Changes for R-package tempdisagg

Version 0.22 (2013-08-07)
  Changes visible to the user:
  - predict method for 'td' is now different from fitted: 
    - $fitted.values of a 'td' object now containts the low-frequency fitted 
      values of a  regression or the low-frequency indicator in case of the 
      Denton methods. The values are be accessed by fitted().
    - The final high frequency series is now stored in $values. As before, these 
      values are accessed by predict().
  - Package overview (?tempdisagg)
  - Demo (demo(tempdisagg))
  - argument 'truncated.rho = 0' instead of 'no.neg = TRUE'. This allows for
    truncation values different from 0. Default behavior is the same as in 0.21.

  Bug fixes
  - in 0.21, ta() produced an error if less than a low-frequency unit was 
    covered by high frequency data.
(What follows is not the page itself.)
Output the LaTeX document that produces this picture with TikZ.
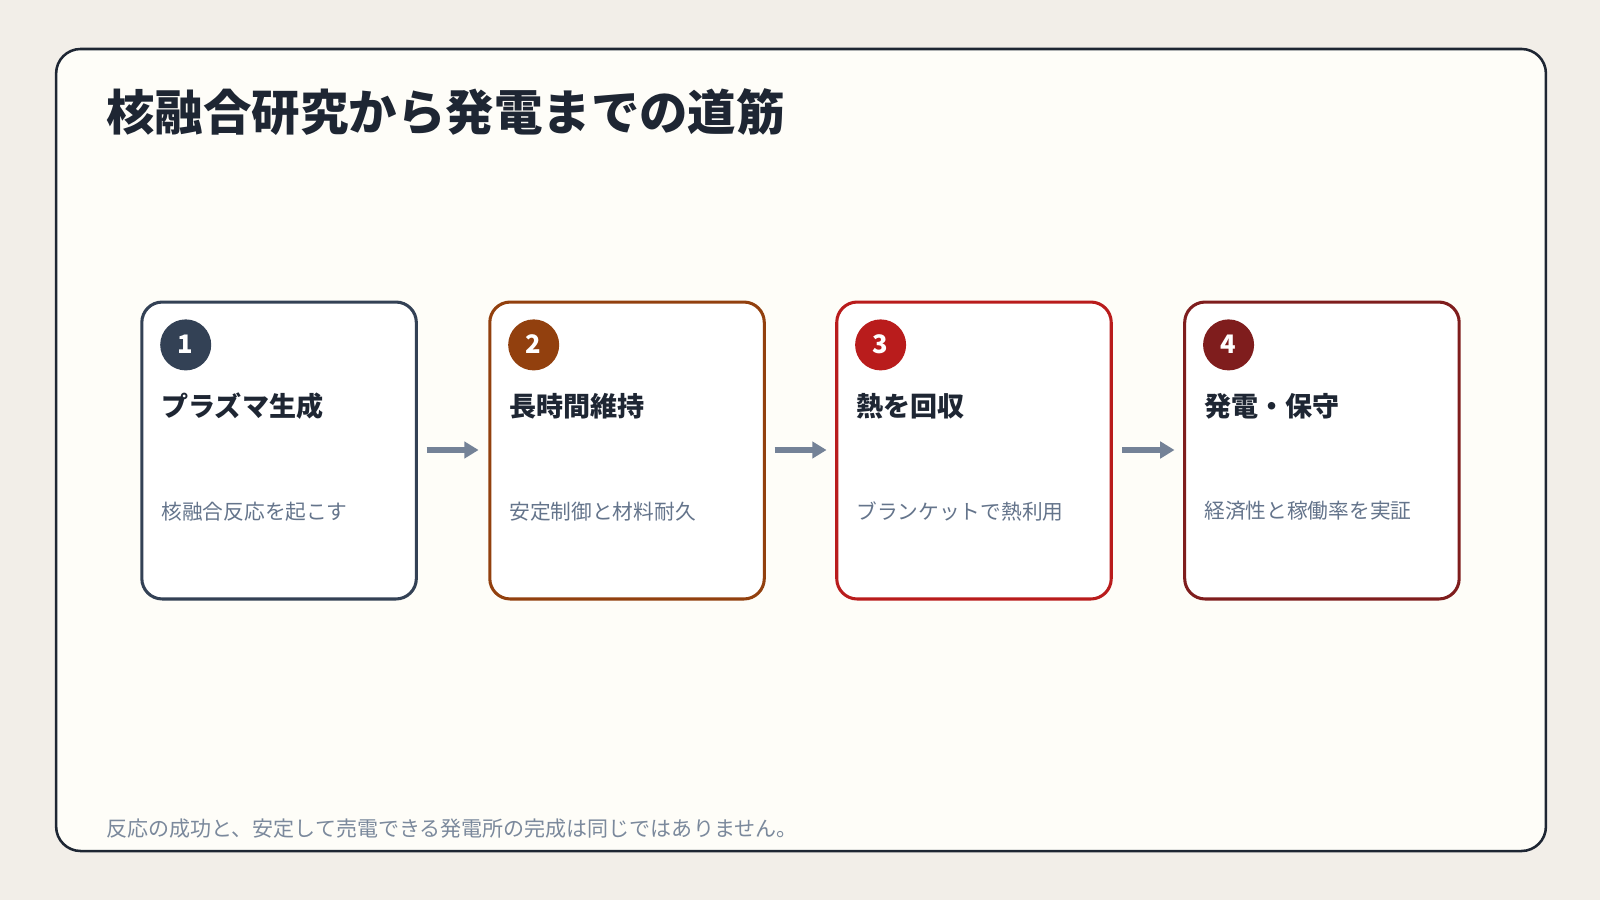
\documentclass[tikz,border=0pt]{standalone}
\usepackage{fontspec}
\setmainfont{Noto Sans CJK JP}
\usetikzlibrary{arrows.meta}
\definecolor{bg}{HTML}{F2EEE8}
\definecolor{panel}{HTML}{FEFDF8}
\definecolor{ink}{HTML}{1E2633}
\definecolor{sub}{HTML}{64748B}
\definecolor{cA}{HTML}{334155}
\definecolor{cB}{HTML}{92400E}
\definecolor{cC}{HTML}{B91C1C}
\definecolor{cD}{HTML}{7F1D1D}
\tikzset{
 card/.style={draw=#1,line width=3pt,rounded corners=20pt,fill=white,minimum width=269pt,minimum height=291pt,inner sep=0pt},
 badge/.style={circle,fill=#1,minimum size=50pt,inner sep=0pt,text=white,font=\fontsize{25}{26}\selectfont\bfseries},
 head/.style={anchor=west,inner sep=0pt,text=ink,font=\fontsize{26.5}{30}\selectfont\bfseries},
 desc/.style={anchor=west,inner sep=0pt,text=sub,font=\fontsize{20.3}{24}\selectfont},
 flow/.style={draw=sub!90!white,line width=5pt,-{Triangle[length=14pt,width=16pt]}}
}
\begin{document}
\begin{tikzpicture}[x=1pt,y=-1pt]
\fill[bg] (0,0) rectangle (1568,882);
\useasboundingbox (0,0) rectangle (1568,882);
\draw[ink,line width=2.5pt,fill=panel,rounded corners=24pt] (55,48) rectangle (1515,834);
\node[anchor=base west,inner sep=0pt,text=ink,font=\fontsize{47.5}{50}\selectfont\bfseries] (title) at (104,128) {核融合研究から発電までの道筋};
\foreach \n/\x/\c/\h/\d in {1/137.5/cA/プラズマ生成/核融合反応を起こす,2/478.5/cB/長時間維持/安定制御と材料耐久,3/818.5/cC/熱を回収/ブランケットで熱利用,4/1159.5/cD/発電・保守/経済性と稼働率を実証}{
 \node[card=\c,anchor=north west] (card\n) at (\x,294.5) {};
 \node[badge=\c] (badge\n) at (\x+44.5,338) {\raisebox{2pt}{\n}};
 \node[head] (head\n) at (\x+20.5,398) {\h};
 \node[desc] (desc\n) at (\x+20.5,501) {\d};
}
\coordinate (a1) at (418,441); \coordinate (b1) at (469,441);
\coordinate (a2) at (759,441); \coordinate (b2) at (810,441);
\coordinate (a3) at (1100,441); \coordinate (b3) at (1151,441);
\draw[flow] (a1) -- (b1);
\draw[flow] (a2) -- (b2);
\draw[flow] (a3) -- (b3);
\node[anchor=west,inner sep=0pt,text=sub!85!white,font=\fontsize{20.6}{24}\selectfont] (note) at (104,812) {反応の成功と、安定して売電できる発電所の完成は同じではありません。};
\end{tikzpicture}
\end{document}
Now it produces series containing only NA.
  - If a singular data matrix is entered, there is a new warning.

Version 0.21 (2013-01-21)
  Changes visible to the user:
  - new methods available: "chow-lin-fixed" and "litterman-fixed". 
    Using the "fixed.rho" argument, an autoregressive parameter may be specified
    by the user.
  - interface changes: "chow-lin-maxlog-ecotrim" and "chow-lin-maxlog-quilis"
    are defined as new methods. No need for the old 'vcov' argument anymore.
  - new defaults: method = "chow-lin-maxlog", neg.rho = FALSE
    with positive values for rho only, the chow-lin-maxlog method generally 
    outperforms the other methods.
  - all relevant arguments are directly entered to td()
  - summary output: If neg.rho = FALSE and a negative rho is truncated to 0, and 
    indicator is shown in the summary output.
  - non time-series mode: optionally, standard vectors can be used instead of
    time series. In this case, the frequency of low frequency variable is 1,
    while the fraction of the high frequency variable is specified by the 'to'
    argument
  - updated help files

  Invisible changes:
  - td() is rewritten and has a clear structure now.
  - GLS Regressions are performed by the new CalcGLS() function, which uses 
    QR-decomposition instead of matrix-inversion. This is faster and 
    numerically stable. It resolves an issue wher large (or small) numbers have
    led to a 'system is computationally singular' error.